Return the listing below exactly, with the pictures dropped.

◆ DATA FOR PROCESSING ◆
::::
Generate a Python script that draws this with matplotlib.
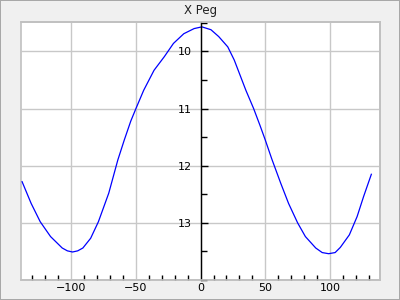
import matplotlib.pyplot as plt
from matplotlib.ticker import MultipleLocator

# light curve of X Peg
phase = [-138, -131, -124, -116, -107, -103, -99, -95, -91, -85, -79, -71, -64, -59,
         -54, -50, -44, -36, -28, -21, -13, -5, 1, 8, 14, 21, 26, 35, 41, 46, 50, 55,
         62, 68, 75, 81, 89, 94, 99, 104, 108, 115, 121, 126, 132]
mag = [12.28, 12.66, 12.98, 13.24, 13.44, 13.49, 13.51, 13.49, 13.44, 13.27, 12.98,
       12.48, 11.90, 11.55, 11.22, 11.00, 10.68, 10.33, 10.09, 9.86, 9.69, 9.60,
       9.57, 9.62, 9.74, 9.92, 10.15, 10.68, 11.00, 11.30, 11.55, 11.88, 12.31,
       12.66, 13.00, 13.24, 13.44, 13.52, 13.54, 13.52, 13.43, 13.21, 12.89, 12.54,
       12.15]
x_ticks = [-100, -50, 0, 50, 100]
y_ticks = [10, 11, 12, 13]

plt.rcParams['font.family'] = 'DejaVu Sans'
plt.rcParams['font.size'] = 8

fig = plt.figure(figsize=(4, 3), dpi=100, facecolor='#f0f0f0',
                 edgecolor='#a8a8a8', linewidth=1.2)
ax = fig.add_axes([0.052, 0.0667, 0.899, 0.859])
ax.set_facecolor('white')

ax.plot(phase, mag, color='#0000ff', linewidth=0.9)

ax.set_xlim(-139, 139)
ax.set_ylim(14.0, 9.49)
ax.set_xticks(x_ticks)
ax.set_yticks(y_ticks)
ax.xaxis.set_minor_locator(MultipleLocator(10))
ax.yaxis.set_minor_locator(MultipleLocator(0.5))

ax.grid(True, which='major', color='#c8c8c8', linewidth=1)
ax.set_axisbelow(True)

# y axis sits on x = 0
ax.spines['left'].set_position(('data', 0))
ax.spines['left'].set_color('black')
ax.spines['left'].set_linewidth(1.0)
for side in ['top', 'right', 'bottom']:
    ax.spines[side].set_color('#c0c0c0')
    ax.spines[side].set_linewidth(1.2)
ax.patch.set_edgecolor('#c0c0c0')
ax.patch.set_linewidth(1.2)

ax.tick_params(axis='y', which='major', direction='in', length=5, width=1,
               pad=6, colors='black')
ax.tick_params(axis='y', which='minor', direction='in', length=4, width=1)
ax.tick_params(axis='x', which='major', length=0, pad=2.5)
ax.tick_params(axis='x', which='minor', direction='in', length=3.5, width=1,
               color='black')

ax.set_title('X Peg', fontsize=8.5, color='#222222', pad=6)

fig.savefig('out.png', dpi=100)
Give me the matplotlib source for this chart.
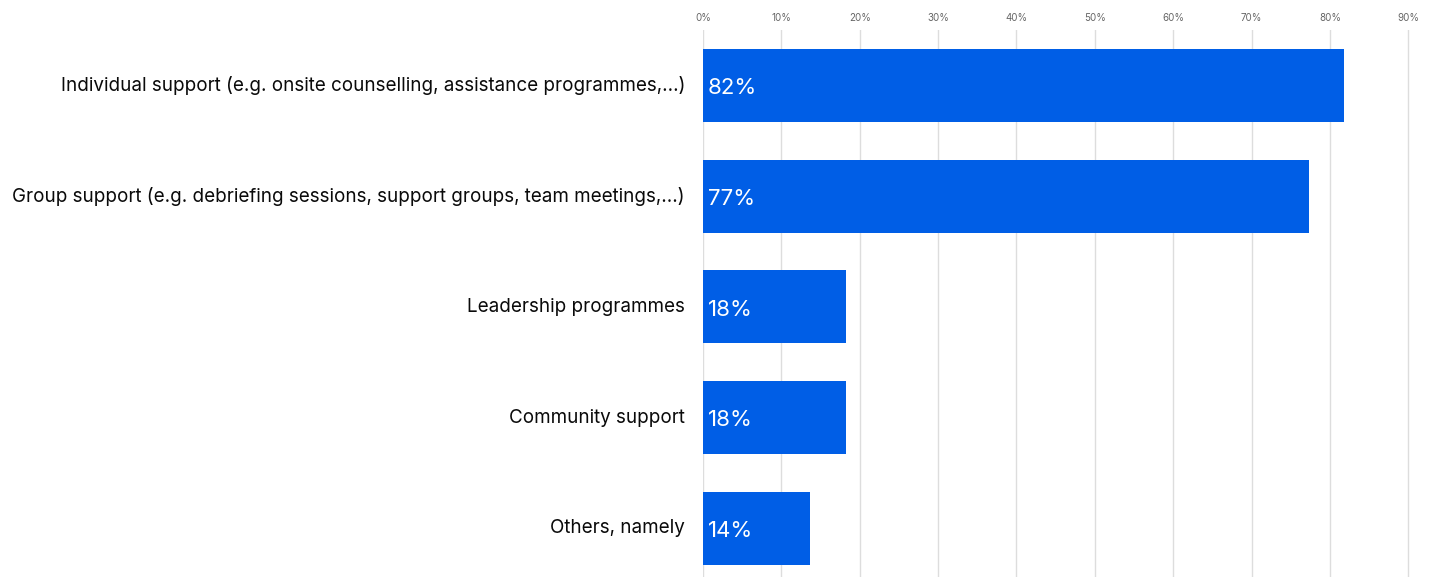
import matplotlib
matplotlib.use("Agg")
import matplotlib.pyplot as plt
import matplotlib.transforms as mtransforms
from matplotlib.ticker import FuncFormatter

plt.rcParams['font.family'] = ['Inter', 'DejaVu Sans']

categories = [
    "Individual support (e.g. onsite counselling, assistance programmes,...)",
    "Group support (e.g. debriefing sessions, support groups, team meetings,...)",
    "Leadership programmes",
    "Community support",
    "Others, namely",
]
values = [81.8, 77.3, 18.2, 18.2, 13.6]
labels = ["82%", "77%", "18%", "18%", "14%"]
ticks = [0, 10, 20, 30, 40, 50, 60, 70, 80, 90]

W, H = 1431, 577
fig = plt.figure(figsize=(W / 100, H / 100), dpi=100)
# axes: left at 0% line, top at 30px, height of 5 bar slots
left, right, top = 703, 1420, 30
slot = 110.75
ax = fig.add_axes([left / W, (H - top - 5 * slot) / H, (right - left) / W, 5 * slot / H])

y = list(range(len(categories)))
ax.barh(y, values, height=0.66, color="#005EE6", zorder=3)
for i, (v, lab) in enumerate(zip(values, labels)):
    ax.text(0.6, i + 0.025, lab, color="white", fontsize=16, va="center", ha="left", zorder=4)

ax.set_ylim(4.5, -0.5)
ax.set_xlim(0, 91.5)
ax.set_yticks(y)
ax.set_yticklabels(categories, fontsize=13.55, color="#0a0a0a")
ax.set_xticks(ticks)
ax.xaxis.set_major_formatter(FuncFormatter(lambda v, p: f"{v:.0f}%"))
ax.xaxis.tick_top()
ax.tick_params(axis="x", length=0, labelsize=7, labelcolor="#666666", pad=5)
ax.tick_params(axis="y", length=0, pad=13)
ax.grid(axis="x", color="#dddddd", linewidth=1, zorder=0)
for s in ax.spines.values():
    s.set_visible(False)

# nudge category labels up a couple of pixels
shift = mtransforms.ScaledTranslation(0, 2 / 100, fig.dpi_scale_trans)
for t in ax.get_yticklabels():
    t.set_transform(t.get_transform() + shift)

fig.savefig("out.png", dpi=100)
::::
◆ ANSWER FOR THE TASK ◆
Generate a Python script that draws this with matplotlib.
import matplotlib.pyplot as plt
from matplotlib.ticker import MultipleLocator

# light curve of X Peg
phase = [-138, -131, -124, -116, -107, -103, -99, -95, -91, -85, -79, -71, -64, -59,
         -54, -50, -44, -36, -28, -21, -13, -5, 1, 8, 14, 21, 26, 35, 41, 46, 50, 55,
         62, 68, 75, 81, 89, 94, 99, 104, 108, 115, 121, 126, 132]
mag = [12.28, 12.66, 12.98, 13.24, 13.44, 13.49, 13.51, 13.49, 13.44, 13.27, 12.98,
       12.48, 11.90, 11.55, 11.22, 11.00, 10.68, 10.33, 10.09, 9.86, 9.69, 9.60,
       9.57, 9.62, 9.74, 9.92, 10.15, 10.68, 11.00, 11.30, 11.55, 11.88, 12.31,
       12.66, 13.00, 13.24, 13.44, 13.52, 13.54, 13.52, 13.43, 13.21, 12.89, 12.54,
       12.15]
x_ticks = [-100, -50, 0, 50, 100]
y_ticks = [10, 11, 12, 13]

plt.rcParams['font.family'] = 'DejaVu Sans'
plt.rcParams['font.size'] = 8

fig = plt.figure(figsize=(4, 3), dpi=100, facecolor='#f0f0f0',
                 edgecolor='#a8a8a8', linewidth=1.2)
ax = fig.add_axes([0.052, 0.0667, 0.899, 0.859])
ax.set_facecolor('white')

ax.plot(phase, mag, color='#0000ff', linewidth=0.9)

ax.set_xlim(-139, 139)
ax.set_ylim(14.0, 9.49)
ax.set_xticks(x_ticks)
ax.set_yticks(y_ticks)
ax.xaxis.set_minor_locator(MultipleLocator(10))
ax.yaxis.set_minor_locator(MultipleLocator(0.5))

ax.grid(True, which='major', color='#c8c8c8', linewidth=1)
ax.set_axisbelow(True)

# y axis sits on x = 0
ax.spines['left'].set_position(('data', 0))
ax.spines['left'].set_color('black')
ax.spines['left'].set_linewidth(1.0)
for side in ['top', 'right', 'bottom']:
    ax.spines[side].set_color('#c0c0c0')
    ax.spines[side].set_linewidth(1.2)
ax.patch.set_edgecolor('#c0c0c0')
ax.patch.set_linewidth(1.2)

ax.tick_params(axis='y', which='major', direction='in', length=5, width=1,
               pad=6, colors='black')
ax.tick_params(axis='y', which='minor', direction='in', length=4, width=1)
ax.tick_params(axis='x', which='major', length=0, pad=2.5)
ax.tick_params(axis='x', which='minor', direction='in', length=3.5, width=1,
               color='black')

ax.set_title('X Peg', fontsize=8.5, color='#222222', pad=6)

fig.savefig('out.png', dpi=100)
Give me the matplotlib source for this chart.
import matplotlib
matplotlib.use("Agg")
import matplotlib.pyplot as plt
import matplotlib.transforms as mtransforms
from matplotlib.ticker import FuncFormatter

plt.rcParams['font.family'] = ['Inter', 'DejaVu Sans']

categories = [
    "Individual support (e.g. onsite counselling, assistance programmes,...)",
    "Group support (e.g. debriefing sessions, support groups, team meetings,...)",
    "Leadership programmes",
    "Community support",
    "Others, namely",
]
values = [81.8, 77.3, 18.2, 18.2, 13.6]
labels = ["82%", "77%", "18%", "18%", "14%"]
ticks = [0, 10, 20, 30, 40, 50, 60, 70, 80, 90]

W, H = 1431, 577
fig = plt.figure(figsize=(W / 100, H / 100), dpi=100)
# axes: left at 0% line, top at 30px, height of 5 bar slots
left, right, top = 703, 1420, 30
slot = 110.75
ax = fig.add_axes([left / W, (H - top - 5 * slot) / H, (right - left) / W, 5 * slot / H])

y = list(range(len(categories)))
ax.barh(y, values, height=0.66, color="#005EE6", zorder=3)
for i, (v, lab) in enumerate(zip(values, labels)):
    ax.text(0.6, i + 0.025, lab, color="white", fontsize=16, va="center", ha="left", zorder=4)

ax.set_ylim(4.5, -0.5)
ax.set_xlim(0, 91.5)
ax.set_yticks(y)
ax.set_yticklabels(categories, fontsize=13.55, color="#0a0a0a")
ax.set_xticks(ticks)
ax.xaxis.set_major_formatter(FuncFormatter(lambda v, p: f"{v:.0f}%"))
ax.xaxis.tick_top()
ax.tick_params(axis="x", length=0, labelsize=7, labelcolor="#666666", pad=5)
ax.tick_params(axis="y", length=0, pad=13)
ax.grid(axis="x", color="#dddddd", linewidth=1, zorder=0)
for s in ax.spines.values():
    s.set_visible(False)

# nudge category labels up a couple of pixels
shift = mtransforms.ScaledTranslation(0, 2 / 100, fig.dpi_scale_trans)
for t in ax.get_yticklabels():
    t.set_transform(t.get_transform() + shift)

fig.savefig("out.png", dpi=100)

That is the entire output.